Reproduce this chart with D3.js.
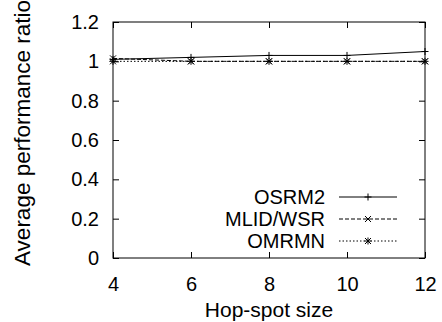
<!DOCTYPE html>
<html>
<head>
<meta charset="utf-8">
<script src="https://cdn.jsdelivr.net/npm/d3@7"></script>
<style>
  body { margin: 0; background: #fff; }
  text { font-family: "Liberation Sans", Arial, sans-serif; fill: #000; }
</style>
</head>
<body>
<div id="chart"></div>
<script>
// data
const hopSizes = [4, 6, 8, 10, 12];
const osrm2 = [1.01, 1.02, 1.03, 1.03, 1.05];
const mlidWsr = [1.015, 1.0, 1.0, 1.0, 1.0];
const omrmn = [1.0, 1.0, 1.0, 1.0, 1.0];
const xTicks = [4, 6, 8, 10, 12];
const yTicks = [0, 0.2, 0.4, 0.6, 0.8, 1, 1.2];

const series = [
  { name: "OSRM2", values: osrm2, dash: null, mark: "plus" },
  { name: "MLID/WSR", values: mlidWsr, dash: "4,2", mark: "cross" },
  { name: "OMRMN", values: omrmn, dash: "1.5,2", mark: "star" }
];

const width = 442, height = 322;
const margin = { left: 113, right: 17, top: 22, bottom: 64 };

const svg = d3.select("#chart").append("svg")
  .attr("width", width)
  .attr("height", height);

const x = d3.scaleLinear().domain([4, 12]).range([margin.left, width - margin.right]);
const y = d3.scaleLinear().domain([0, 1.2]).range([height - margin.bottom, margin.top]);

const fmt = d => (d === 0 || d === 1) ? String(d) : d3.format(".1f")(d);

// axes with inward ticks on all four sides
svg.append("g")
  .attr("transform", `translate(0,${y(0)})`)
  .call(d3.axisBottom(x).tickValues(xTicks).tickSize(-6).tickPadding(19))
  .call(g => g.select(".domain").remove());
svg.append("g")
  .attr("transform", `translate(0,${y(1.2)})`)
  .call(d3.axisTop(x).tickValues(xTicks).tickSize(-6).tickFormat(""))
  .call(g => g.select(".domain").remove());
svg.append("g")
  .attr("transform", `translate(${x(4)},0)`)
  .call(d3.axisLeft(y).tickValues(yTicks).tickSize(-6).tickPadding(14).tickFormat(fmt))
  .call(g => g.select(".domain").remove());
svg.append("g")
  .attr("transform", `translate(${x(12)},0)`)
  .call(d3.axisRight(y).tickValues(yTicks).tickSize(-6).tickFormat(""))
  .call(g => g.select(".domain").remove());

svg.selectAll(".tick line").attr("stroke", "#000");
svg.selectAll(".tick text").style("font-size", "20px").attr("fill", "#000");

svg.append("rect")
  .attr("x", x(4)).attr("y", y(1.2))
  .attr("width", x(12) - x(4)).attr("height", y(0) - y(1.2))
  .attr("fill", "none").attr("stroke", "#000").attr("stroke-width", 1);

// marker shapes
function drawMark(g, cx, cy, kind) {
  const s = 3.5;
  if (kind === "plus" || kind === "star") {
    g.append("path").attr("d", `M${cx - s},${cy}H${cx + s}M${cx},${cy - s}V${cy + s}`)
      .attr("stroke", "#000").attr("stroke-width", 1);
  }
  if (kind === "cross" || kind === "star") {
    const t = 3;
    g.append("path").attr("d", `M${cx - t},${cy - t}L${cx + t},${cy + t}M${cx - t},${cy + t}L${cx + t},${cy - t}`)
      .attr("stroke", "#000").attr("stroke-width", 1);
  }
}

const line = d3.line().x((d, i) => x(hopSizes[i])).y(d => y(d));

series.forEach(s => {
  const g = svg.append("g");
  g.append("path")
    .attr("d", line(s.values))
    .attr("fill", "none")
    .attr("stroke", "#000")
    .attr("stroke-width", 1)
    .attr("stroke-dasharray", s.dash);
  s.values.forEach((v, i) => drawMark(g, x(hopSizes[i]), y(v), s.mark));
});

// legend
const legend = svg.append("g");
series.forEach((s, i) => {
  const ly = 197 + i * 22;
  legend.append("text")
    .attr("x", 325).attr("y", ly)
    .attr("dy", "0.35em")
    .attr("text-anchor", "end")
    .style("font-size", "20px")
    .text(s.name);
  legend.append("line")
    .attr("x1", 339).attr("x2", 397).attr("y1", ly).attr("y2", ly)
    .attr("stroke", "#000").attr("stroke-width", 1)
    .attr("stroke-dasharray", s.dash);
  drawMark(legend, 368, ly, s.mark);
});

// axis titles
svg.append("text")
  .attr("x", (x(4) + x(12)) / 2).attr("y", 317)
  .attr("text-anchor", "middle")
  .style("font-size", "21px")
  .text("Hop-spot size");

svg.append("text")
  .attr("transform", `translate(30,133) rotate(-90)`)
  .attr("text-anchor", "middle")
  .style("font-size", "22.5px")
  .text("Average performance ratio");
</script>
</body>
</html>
*****
In the listing above, find the lines holding the word "chart" and copy them.

* Full answer:
Reproduce this chart with D3.js.
<div id="chart"></div>
const svg = d3.select("#chart").append("svg")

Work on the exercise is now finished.